Homogeneity and independence in two-way tables

Section 6.4 Homogeneity and independence in two-way tables

Open Intro: Homogeneity and independence in two way tables

Figure 6.4.1 Homogeneity and independence in two way tables

Google is constantly running experiments to test new search algorithms. For example, Google might test three algorithms using a sample of 10,000 google.com search queries. Table 6.4.2 shows an example of 10,000 queries split into three algorithm groups.¹Google regularly runs experiments in this manner to help improve their search engine. It is entirely possible that if you perform a search and so does your friend, that you will have different search results. While the data presented in this section resemble what might be encountered in a real experiment, these data are simulated. The group sizes were specified before the start of the experiment to be 5000 for the current algorithm and 2500 for each test algorithm.


Search algorithm	current	test 1	test 2	Total
Counts	5000	2500	2500	10000

Table 6.4.2 Google experiment breakdown of test subjects into three search groups.

Example 6.4.3

What is the ultimate goal of the Google experiment? What are the null and alternative hypotheses, in regular words?

Solution

The ultimate goal is to see whether there is a difference in the performance of the algorithms. The hypotheses can be described as the following:

\(H_{O}:\) The algorithms each perform equally well.

\(H_{A}:\) The algorithms do not perform equally well.

In this experiment, the explanatory variable is the search algorithm. However, an outcome variable is also needed. This outcome variable should somehow reflect whether the search results align with the user's interests. One possible way to quantify this is to determine whether (1) there was no new, related search, and the user clicked one of the links provided, or (2) there was a new, related search performed by the user. Under scenario (1), we might think that the user was satisfied with the search results. Under scenario (2), the search results probably were not relevant, so the user tried a second search.

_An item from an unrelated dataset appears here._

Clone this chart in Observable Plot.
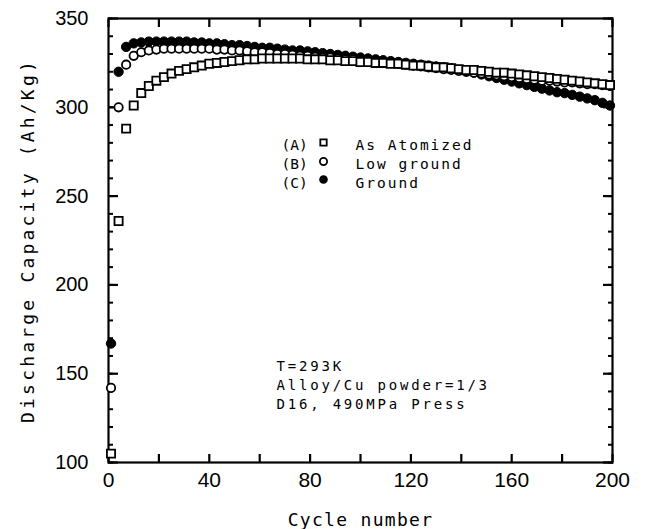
<!DOCTYPE html>
<html><head><meta charset="utf-8">
<script src="https://cdn.jsdelivr.net/npm/d3@7"></script>
<script src="https://cdn.jsdelivr.net/npm/@observablehq/plot@0.6"></script>
<style>
body{margin:0;background:#fff}
#chart svg{display:block}
</style></head><body><div id="chart"></div><script>
const cycles = [1,4,7,10,13,16,19,22,25,28,
  31,34,37,40,43,46,49,52,55,58,
  61,64,67,70,73,76,79,82,85,88,
  91,94,97,100,103,106,109,112,115,118,
  121,124,127,130,133,136,139,142,145,148,
  151,154,157,160,163,166,169,172,175,178,
  181,184,187,190,193,196,199];
const asAtomized = [105,236,288,301,308,312,315,317,319,320.5,
  321.5,322.5,323.5,324.5,325,325.5,326,326.5,327,327,
  327.5,327.5,327.5,327.5,327.5,327.5,327,327,327,326.5,
  326.5,326,326,325.5,325.5,325,325,324.5,324.5,324,
  323.5,323.5,323,322.5,322.5,322,321.5,321,321,320.5,
  320,319.5,319.5,319,318.5,318,317.5,317,316.5,316,
  315.5,315,314.5,314,313.5,313,312.5];
const lowGround = [142,300,324,329,331,332,332.5,333,333,333,
  333,333,333,333,332.5,332.5,332,332,331.5,331,
  331,330.5,330,330,329.5,329,329,328.5,328,328,
  327.5,327,327,326.5,326,325.5,325,325,324.5,324,
  323.5,323,322.5,322,321.5,321,320.5,320,319.5,319,
  318.5,318,317.5,317,316.5,316,315.5,315,315,314.5,
  314,314,313.5,313,313,312.5,312];
const ground = [167,320,334,336,336.5,337,337,337,337,337,
  337,336.5,336.5,336,336,335.5,335,335,334.5,334,
  333.5,333.5,333,332.5,332,332,331.5,331,330.5,330,
  329.5,329,328.5,328,327.5,327,326.5,326,325.5,325,
  324.5,324,323.5,323,322.5,322,321,320.5,319.5,318.5,
  317.5,316.5,315.5,314.5,313.5,312.5,311.5,310.5,309.5,308.5,
  308,307,306,305,304,302.5,301];
const xMinorTicks = [0,20,40,60,80,100,120,140,160,180,200];
const xLabelTicks = [0,40,80,120,160,200];
const yMinorTicks = [100,110,120,130,140,150,160,170,180,190,200,210,220,230,240,250,260,270,280,290,300,310,320,330,340,350];
const yMajorTicks = [100,150,200,250,300,350];
const legendCodes = ["(A)","(B)","(C)"];
const legendNames = ["As Atomized","Low ground","Ground"];
const notes = ["T=293K","Alloy/Cu powder=1/3","D16, 490MPa Press"];
const xTitle = "Cycle number";
const yTitle = "Discharge Capacity (Ah/Kg)";

const A = cycles.map((c,i)=>({x:c,y:asAtomized[i]}));
const B = cycles.map((c,i)=>({x:c,y:lowGround[i]}));
const C = cycles.map((c,i)=>({x:c,y:ground[i]}));
const mono = "DejaVu Sans Mono, Liberation Mono, monospace";
const blank = () => "";

const chart = Plot.plot({
  width: 646, height: 529,
  marginLeft: 108, marginRight: 34, marginTop: 18, marginBottom: 67,
  x: {domain: [0, 200]},
  y: {domain: [100, 350]},
  style: {fontFamily: "Liberation Sans, Arial, sans-serif", fontSize: "20px", color: "#000", background: "#fff"},
  marks: [
    Plot.frame({stroke: "#000", strokeWidth: 2.2}),
    // inward ticks: drawn outward by the axis, then shifted inward by their own length
    Plot.axisX({anchor: "bottom", ticks: xMinorTicks, tickSize: 8, dy: -8, tickFormat: blank, label: null, strokeWidth: 2.2}),
    Plot.axisX({anchor: "top", ticks: xMinorTicks, tickSize: 8, dy: 8, tickFormat: blank, label: null, strokeWidth: 2.2}),
    Plot.axisX({anchor: "bottom", ticks: xLabelTicks, tickSize: 0, tickPadding: 10, label: null, fontSize: 21}),
    Plot.axisY({anchor: "left", ticks: yMinorTicks, tickSize: 5, dx: 5, tickFormat: blank, label: null, strokeWidth: 2}),
    Plot.axisY({anchor: "right", ticks: yMinorTicks, tickSize: 5, dx: -5, tickFormat: blank, label: null, strokeWidth: 2}),
    Plot.axisY({anchor: "left", ticks: yMajorTicks, tickSize: 10, dx: 10, tickFormat: blank, label: null, strokeWidth: 2.2}),
    Plot.axisY({anchor: "right", ticks: yMajorTicks, tickSize: 10, dx: -10, tickFormat: blank, label: null, strokeWidth: 2.2}),
    Plot.axisY({anchor: "left", ticks: yMajorTicks, tickSize: 0, tickPadding: 20, label: null, fontSize: 20}),
    Plot.dot(C, {x: "x", y: "y", r: 4.7, fill: "#000", stroke: "#000", strokeWidth: 1}),
    Plot.dot(B, {x: "x", y: "y", r: 4.2, fill: "#fff", stroke: "#000", strokeWidth: 1.8}),
    Plot.dot(A, {x: "x", y: "y", symbol: "square", r: 4.6, fill: "#fff", stroke: "#000", strokeWidth: 1.8}),
    Plot.text([legendCodes.join("\n")], {frameAnchor: "top-left", dx: 173, dy: 118, textAnchor: "start", lineAnchor: "top", lineHeight: 1.31, fontFamily: mono, fontSize: 14.5, fill: "#000"}),
    Plot.text([legendNames.join("\n")], {frameAnchor: "top-left", dx: 247, dy: 118, textAnchor: "start", lineAnchor: "top", lineHeight: 1.31, fontFamily: mono, fontSize: 14.5, fill: "#000"}),
    Plot.dot([legendNames[0]], {frameAnchor: "top-left", dx: 215, dy: 124, symbol: "square", r: 3.6, fill: "#fff", stroke: "#000", strokeWidth: 1.8}),
    Plot.dot([legendNames[1]], {frameAnchor: "top-left", dx: 215, dy: 143, r: 3.6, fill: "#fff", stroke: "#000", strokeWidth: 1.8}),
    Plot.dot([legendNames[2]], {frameAnchor: "top-left", dx: 215, dy: 161, r: 4.3, fill: "#000"}),
    Plot.text([notes.join("\n")], {frameAnchor: "top-left", dx: 168, dy: 339, textAnchor: "start", lineAnchor: "top", lineHeight: 1.36, fontFamily: mono, fontSize: 14, fill: "#000"}),
    Plot.text([xTitle], {frameAnchor: "bottom", dy: 58, textAnchor: "middle", lineAnchor: "middle", fontFamily: mono, fontSize: 18, fill: "#000"}),
    Plot.text([yTitle], {frameAnchor: "left", dx: -80, rotate: -90, textAnchor: "middle", lineAnchor: "middle", fontFamily: mono, fontSize: 18, fill: "#000"})
  ]
});
// typewriter-like letter spacing for the monospace texts
const spacing = new Map([
  [legendNames.join(""), 2], [notes.join(""), 2.8],
  [xTitle, 1.3], [yTitle, 3.2]
]);
d3.select(chart).selectAll("text").each(function() {
  const s = spacing.get(this.textContent);
  if (s !== undefined) this.setAttribute("letter-spacing", s);
});
document.getElementById("chart").appendChild(chart);
</script></body></html>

Table 6.4.4 provides the results from the experiment. These data are very similar to the count data in Section 6.3. However, now the different combinations of two variables are binned in a two-way table. In examining these data, we want to evaluate whether there is strong evidence that at least one algorithm is performing better than the others. To do so, we apply a chi-square test to this two-way table. The ideas of this test are similar to those ideas in the one-way table case. However, degrees of freedom and expected counts are computed a little differently than before.

	Search Algorithm
		current	test 1	test 2	Total

No new search		3511	1749	1818	7078
New search		1489	751	682	2922

Total		5000	2500	2500	10000

Table 6.4.4 Results of the Google search algorithm experiment.

TIP: What is so different about one-way tables and two-way tables?

A one-way table describes counts for each outcome in a single variable. A two-way table describes counts for combinations of outcomes for two variables. When we consider a two-way table, we often would like to know, are these variables related in any way?

The hypothesis test for this Google experiment is really about assessing whether there is statistically significant evidence that the choice of the algorithm affects whether a user performs a second search. In other words, the goal is to check whether the three search algorithms perform differently.

Subsection 6.4.1 Expected counts in two-way tables

Example 6.4.5

From the experiment, we estimate the proportion of users who were satisfied with their initial search (no new search) as \(7078/10000 = 0.7078\text{.}\) If there really is no difference among the algorithms and 70.78% of people are satisfied with the search results, how many of the 5000 people in the “current algorithm” group would be expected to not perform a new search?

Solution

About 70.78% of the 5000 would be satisfied with the initial search:

\begin{equation*} 0.7078\times 5000 = 3539\text{ users } \end{equation*}

That is, if there was no difference between the three groups, then we would expect 3539 of the current algorithm users not to perform a new search.

Guided Practice 6.4.6

Using the same rationale described in Example 6.4.5, about how many users in each test group would not perform a new search if the algorithms were equally helpful?²We would expect \(0.7078*2500 = 1769.5\text{.}\) It is okay that this is a fraction.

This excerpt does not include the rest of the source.